Exercise goal:
From the entries below, print exactly the span beginning with the line holding "Rebuild this chart" and ending with the line holding "peak_b = 1.48", endpoints included, and skip any pictures.

Records to process:
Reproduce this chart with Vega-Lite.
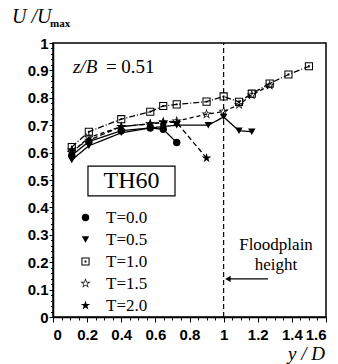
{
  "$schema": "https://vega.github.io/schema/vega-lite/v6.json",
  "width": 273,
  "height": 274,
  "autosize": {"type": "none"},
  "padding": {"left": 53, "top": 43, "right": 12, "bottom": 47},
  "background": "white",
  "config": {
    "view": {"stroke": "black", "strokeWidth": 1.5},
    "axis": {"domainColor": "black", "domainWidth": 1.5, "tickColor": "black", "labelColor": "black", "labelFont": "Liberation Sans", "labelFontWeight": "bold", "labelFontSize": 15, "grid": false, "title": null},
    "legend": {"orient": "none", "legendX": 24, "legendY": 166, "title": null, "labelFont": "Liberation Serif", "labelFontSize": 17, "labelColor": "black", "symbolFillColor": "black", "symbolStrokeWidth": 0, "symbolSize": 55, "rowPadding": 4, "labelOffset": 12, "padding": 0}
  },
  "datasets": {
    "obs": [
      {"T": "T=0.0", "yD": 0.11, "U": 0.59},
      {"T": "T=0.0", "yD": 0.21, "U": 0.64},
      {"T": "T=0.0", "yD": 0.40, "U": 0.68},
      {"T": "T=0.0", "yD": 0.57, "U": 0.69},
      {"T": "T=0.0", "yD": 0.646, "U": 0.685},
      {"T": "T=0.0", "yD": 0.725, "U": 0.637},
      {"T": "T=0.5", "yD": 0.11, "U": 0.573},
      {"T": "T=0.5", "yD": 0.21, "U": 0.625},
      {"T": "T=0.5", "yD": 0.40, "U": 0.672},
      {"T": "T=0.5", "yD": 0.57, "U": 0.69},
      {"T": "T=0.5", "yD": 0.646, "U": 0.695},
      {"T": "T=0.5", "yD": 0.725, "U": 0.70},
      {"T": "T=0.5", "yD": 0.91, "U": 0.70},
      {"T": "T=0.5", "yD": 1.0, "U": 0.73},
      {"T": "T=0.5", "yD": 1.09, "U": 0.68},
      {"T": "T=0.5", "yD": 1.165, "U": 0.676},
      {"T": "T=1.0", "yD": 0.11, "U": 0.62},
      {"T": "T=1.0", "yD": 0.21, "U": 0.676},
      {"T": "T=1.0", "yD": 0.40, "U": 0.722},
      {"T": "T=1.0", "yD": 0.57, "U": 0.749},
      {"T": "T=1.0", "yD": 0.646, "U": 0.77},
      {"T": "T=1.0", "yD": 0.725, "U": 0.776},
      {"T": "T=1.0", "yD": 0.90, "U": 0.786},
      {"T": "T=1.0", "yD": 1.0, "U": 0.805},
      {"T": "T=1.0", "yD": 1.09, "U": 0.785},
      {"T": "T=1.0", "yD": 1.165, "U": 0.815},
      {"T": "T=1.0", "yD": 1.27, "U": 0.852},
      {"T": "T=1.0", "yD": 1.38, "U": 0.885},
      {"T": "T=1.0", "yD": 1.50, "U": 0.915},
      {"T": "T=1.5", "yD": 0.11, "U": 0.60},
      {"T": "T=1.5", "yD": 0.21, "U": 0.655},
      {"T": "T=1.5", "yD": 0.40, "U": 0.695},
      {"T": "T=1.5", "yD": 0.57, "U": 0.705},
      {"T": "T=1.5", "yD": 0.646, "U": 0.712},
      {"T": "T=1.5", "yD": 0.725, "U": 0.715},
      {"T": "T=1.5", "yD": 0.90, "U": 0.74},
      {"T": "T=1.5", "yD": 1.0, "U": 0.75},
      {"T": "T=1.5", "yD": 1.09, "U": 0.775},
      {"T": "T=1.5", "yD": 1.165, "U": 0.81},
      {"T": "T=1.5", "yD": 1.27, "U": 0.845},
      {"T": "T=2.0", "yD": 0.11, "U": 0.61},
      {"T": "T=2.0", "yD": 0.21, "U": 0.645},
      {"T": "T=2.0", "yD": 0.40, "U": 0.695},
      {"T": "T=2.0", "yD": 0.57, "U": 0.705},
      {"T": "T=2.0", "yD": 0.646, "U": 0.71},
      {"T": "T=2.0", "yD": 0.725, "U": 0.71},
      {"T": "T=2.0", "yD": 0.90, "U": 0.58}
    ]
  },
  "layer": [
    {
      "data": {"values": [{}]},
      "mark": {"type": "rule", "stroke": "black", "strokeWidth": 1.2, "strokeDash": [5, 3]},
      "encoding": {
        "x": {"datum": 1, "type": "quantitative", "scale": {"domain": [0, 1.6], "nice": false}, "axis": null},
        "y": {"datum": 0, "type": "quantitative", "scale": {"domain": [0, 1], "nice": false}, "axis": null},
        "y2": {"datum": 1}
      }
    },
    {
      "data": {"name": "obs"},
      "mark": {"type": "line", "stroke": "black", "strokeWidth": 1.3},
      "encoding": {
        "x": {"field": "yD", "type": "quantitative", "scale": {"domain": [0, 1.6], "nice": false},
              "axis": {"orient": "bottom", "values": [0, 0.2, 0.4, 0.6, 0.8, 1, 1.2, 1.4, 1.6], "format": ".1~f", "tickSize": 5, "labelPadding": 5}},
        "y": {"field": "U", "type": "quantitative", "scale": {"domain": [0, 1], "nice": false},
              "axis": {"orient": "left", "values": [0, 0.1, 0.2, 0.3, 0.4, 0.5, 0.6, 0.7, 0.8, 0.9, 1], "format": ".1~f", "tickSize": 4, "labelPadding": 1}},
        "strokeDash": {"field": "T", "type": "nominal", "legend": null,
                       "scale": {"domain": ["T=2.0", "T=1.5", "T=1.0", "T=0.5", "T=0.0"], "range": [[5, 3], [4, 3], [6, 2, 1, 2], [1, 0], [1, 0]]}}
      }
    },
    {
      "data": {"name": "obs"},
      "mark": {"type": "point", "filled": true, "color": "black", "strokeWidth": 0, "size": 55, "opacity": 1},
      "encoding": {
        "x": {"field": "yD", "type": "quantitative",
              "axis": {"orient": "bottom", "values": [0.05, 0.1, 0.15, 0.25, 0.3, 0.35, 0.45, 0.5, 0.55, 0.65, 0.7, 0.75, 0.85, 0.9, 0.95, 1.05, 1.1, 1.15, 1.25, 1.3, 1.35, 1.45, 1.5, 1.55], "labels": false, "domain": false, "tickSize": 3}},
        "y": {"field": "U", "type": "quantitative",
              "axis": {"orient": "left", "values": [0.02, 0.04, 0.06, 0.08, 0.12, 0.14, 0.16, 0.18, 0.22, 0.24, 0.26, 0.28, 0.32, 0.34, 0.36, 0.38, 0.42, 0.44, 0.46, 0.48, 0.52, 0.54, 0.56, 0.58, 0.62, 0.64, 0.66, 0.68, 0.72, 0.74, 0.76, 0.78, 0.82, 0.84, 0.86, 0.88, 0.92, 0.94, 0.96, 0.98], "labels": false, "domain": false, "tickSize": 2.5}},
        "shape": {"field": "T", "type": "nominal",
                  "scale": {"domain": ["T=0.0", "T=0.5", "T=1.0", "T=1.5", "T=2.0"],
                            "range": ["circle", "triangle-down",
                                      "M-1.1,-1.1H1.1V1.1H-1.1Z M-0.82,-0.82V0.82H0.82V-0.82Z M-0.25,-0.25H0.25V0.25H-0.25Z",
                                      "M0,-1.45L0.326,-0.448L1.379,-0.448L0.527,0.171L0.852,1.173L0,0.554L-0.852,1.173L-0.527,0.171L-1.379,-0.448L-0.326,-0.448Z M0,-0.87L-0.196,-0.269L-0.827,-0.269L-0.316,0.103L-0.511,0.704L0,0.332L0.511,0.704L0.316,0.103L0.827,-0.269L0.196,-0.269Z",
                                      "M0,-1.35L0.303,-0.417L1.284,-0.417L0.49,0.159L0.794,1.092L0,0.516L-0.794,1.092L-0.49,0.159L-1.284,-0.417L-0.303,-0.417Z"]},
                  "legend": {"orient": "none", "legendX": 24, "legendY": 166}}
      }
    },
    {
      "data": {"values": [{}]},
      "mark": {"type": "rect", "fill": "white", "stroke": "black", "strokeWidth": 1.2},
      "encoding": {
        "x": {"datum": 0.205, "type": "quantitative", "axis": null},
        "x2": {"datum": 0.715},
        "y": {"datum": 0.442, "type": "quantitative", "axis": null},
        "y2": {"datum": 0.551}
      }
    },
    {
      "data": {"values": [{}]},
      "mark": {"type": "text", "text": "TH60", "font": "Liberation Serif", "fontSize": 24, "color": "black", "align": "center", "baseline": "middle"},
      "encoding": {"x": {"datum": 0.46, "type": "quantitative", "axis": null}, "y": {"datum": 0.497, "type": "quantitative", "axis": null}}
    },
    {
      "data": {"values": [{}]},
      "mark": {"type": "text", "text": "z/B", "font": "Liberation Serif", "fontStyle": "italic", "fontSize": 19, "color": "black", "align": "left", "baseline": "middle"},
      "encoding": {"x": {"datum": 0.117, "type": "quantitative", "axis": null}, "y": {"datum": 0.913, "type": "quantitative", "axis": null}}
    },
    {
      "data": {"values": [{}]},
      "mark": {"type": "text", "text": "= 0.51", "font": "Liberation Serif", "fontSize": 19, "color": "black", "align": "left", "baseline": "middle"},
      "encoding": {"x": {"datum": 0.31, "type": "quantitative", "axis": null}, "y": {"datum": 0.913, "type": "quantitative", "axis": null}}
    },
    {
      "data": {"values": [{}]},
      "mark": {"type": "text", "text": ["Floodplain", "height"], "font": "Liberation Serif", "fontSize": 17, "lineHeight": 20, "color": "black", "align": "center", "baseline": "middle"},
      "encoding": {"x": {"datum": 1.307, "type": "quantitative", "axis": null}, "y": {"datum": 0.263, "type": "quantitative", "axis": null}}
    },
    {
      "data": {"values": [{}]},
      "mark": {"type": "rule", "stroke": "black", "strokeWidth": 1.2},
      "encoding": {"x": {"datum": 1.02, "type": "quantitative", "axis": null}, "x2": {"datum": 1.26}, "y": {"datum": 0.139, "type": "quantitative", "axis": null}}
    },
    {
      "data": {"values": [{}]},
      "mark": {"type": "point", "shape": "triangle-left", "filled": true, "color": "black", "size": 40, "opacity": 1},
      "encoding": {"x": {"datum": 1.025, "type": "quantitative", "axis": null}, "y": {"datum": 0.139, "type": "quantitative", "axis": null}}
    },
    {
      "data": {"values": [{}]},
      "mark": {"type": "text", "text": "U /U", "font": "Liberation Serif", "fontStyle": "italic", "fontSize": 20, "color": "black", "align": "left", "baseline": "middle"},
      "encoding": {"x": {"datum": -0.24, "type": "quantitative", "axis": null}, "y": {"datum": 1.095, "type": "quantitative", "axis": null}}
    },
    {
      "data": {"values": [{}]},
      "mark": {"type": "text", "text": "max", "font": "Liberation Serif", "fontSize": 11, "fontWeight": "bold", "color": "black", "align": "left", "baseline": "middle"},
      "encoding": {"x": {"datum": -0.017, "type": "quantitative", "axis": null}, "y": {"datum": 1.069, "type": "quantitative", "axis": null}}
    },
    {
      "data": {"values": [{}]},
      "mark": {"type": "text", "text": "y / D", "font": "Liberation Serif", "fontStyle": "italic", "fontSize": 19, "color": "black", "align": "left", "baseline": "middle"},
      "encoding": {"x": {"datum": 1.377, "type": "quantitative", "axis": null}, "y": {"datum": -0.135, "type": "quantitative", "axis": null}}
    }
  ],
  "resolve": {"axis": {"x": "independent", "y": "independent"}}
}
---
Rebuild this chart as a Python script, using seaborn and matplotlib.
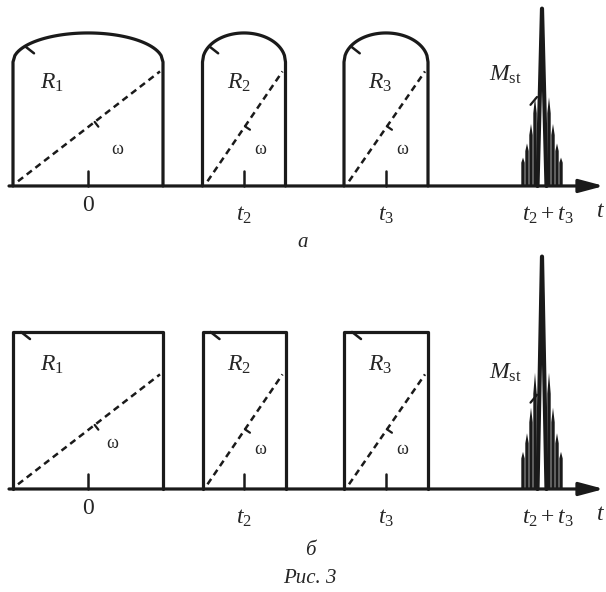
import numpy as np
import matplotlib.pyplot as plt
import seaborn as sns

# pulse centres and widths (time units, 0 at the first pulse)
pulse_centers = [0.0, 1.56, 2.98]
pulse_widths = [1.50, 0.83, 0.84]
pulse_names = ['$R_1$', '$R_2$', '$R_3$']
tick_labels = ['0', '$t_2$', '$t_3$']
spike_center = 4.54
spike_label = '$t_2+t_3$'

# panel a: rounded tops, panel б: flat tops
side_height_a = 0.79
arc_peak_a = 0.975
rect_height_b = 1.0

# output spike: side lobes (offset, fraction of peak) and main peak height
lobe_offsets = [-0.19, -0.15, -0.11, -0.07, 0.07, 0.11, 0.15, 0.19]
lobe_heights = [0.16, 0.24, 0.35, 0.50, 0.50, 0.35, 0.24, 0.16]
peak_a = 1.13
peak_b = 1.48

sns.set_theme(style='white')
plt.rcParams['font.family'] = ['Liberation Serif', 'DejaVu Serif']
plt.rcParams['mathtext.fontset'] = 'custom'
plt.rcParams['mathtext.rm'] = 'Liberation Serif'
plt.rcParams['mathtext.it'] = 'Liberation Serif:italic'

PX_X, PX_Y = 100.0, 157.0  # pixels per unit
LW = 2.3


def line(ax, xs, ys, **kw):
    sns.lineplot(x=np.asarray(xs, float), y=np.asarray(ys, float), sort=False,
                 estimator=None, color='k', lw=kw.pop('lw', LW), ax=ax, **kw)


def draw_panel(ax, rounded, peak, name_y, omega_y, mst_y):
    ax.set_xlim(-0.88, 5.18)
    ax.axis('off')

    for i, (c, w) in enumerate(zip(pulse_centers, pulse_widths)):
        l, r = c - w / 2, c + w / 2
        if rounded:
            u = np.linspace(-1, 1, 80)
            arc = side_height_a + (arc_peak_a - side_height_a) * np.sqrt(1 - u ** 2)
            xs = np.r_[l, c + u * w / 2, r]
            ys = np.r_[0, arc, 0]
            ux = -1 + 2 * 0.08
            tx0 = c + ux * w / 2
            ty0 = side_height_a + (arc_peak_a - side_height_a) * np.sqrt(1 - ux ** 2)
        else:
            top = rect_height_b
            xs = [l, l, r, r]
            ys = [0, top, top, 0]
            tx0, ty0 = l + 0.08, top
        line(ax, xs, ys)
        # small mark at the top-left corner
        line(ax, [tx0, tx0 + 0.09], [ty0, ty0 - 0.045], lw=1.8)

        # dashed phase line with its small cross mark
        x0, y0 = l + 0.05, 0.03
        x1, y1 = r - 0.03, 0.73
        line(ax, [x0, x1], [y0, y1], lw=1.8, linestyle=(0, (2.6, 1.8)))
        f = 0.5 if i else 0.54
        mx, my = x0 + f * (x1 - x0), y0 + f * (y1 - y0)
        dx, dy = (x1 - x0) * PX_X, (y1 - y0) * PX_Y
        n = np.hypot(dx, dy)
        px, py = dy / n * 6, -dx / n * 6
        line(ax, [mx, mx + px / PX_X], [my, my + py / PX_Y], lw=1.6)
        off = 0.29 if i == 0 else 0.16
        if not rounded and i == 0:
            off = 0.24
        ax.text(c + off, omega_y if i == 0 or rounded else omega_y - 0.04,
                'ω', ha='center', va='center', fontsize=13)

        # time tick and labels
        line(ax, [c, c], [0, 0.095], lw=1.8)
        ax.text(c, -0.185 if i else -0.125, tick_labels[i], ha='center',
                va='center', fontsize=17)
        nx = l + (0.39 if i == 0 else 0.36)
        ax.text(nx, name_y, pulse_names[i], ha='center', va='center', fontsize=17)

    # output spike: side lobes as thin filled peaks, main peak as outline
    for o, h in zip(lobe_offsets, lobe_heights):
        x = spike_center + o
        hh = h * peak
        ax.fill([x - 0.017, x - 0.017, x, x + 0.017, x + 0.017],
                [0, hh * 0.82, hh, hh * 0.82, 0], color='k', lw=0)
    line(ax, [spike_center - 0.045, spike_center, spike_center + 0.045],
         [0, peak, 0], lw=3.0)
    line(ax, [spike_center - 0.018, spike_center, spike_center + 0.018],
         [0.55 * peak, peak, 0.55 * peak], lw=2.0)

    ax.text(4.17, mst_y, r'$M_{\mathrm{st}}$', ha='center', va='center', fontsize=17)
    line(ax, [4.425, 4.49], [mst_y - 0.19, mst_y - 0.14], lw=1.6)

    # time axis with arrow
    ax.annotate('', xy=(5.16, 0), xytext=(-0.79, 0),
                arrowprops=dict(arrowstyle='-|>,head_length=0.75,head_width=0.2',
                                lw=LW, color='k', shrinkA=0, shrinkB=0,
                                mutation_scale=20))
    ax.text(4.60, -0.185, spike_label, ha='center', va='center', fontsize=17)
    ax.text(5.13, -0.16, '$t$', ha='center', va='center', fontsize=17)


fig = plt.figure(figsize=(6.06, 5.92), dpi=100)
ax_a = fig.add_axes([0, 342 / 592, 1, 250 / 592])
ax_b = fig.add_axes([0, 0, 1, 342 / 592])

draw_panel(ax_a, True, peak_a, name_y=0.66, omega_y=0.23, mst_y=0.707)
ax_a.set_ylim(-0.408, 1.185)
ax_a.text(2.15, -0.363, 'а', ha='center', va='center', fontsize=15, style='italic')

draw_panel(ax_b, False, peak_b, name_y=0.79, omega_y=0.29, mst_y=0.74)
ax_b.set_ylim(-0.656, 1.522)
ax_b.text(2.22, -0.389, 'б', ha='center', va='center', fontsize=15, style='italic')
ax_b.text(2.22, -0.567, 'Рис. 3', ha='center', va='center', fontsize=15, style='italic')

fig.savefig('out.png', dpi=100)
* * *
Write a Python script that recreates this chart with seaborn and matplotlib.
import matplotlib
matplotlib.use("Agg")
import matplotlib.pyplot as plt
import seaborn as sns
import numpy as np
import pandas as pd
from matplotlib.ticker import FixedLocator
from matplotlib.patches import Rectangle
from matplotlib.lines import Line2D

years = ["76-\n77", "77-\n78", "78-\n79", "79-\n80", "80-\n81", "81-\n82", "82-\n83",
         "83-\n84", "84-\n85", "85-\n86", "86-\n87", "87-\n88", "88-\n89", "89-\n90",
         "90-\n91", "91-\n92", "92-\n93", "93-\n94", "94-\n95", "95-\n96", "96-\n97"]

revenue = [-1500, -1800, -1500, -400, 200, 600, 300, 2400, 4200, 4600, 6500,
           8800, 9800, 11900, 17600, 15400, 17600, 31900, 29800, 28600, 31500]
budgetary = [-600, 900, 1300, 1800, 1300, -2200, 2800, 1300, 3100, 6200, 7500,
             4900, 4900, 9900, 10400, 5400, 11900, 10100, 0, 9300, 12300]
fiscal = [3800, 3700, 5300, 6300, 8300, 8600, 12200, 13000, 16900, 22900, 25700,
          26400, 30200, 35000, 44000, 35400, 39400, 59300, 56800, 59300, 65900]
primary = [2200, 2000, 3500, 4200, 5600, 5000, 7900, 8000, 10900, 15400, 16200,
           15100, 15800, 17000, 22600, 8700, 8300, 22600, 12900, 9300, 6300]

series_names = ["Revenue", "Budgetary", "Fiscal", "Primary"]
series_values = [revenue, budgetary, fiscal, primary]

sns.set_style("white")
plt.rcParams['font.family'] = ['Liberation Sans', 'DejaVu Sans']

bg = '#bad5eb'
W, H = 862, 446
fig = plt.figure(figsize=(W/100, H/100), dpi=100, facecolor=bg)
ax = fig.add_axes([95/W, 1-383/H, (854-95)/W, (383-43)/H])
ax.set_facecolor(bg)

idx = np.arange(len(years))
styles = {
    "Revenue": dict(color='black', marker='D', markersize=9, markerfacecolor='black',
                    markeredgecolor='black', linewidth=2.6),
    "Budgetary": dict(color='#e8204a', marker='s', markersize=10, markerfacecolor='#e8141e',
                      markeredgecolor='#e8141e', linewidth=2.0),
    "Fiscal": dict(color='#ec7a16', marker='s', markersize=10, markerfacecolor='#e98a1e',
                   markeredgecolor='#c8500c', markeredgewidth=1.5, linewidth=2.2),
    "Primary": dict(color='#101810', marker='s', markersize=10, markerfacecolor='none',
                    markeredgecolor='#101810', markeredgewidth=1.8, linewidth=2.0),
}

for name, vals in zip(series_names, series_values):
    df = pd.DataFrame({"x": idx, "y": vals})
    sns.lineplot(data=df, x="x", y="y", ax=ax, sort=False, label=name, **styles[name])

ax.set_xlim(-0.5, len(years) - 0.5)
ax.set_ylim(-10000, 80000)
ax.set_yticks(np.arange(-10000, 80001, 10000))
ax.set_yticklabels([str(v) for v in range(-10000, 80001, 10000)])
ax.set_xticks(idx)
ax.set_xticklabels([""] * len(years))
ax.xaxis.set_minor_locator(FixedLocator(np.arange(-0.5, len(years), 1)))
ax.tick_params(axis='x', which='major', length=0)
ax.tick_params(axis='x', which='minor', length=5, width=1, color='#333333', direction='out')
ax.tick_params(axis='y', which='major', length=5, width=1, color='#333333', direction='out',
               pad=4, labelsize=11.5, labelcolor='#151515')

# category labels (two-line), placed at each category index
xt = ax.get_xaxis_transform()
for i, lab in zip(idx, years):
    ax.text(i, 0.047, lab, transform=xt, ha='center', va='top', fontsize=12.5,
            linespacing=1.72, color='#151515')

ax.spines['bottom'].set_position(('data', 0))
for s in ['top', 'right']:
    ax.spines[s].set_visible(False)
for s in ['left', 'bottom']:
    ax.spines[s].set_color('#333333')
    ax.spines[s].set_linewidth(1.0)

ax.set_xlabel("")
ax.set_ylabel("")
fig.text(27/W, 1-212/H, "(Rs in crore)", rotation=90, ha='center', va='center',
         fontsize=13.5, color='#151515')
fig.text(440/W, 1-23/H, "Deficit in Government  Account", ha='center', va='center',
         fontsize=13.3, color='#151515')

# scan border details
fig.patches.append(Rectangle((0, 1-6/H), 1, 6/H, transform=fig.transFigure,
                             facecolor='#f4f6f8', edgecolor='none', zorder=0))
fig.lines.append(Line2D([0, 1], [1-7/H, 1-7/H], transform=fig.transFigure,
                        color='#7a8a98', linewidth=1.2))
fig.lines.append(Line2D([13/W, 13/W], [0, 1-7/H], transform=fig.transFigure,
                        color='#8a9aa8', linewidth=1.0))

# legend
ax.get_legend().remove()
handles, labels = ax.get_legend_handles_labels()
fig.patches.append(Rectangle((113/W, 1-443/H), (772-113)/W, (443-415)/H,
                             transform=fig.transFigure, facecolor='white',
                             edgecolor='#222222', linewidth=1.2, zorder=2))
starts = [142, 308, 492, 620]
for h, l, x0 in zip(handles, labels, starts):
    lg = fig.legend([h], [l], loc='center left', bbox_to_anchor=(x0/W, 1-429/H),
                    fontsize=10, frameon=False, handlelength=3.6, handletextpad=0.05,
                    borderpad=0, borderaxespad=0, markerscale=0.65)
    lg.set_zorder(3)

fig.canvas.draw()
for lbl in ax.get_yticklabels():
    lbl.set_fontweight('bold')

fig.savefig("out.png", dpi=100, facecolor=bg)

Correct response:
Rebuild this chart as a Python script, using seaborn and matplotlib.
import numpy as np
import matplotlib.pyplot as plt
import seaborn as sns

# pulse centres and widths (time units, 0 at the first pulse)
pulse_centers = [0.0, 1.56, 2.98]
pulse_widths = [1.50, 0.83, 0.84]
pulse_names = ['$R_1$', '$R_2$', '$R_3$']
tick_labels = ['0', '$t_2$', '$t_3$']
spike_center = 4.54
spike_label = '$t_2+t_3$'

# panel a: rounded tops, panel б: flat tops
side_height_a = 0.79
arc_peak_a = 0.975
rect_height_b = 1.0

# output spike: side lobes (offset, fraction of peak) and main peak height
lobe_offsets = [-0.19, -0.15, -0.11, -0.07, 0.07, 0.11, 0.15, 0.19]
lobe_heights = [0.16, 0.24, 0.35, 0.50, 0.50, 0.35, 0.24, 0.16]
peak_a = 1.13
peak_b = 1.48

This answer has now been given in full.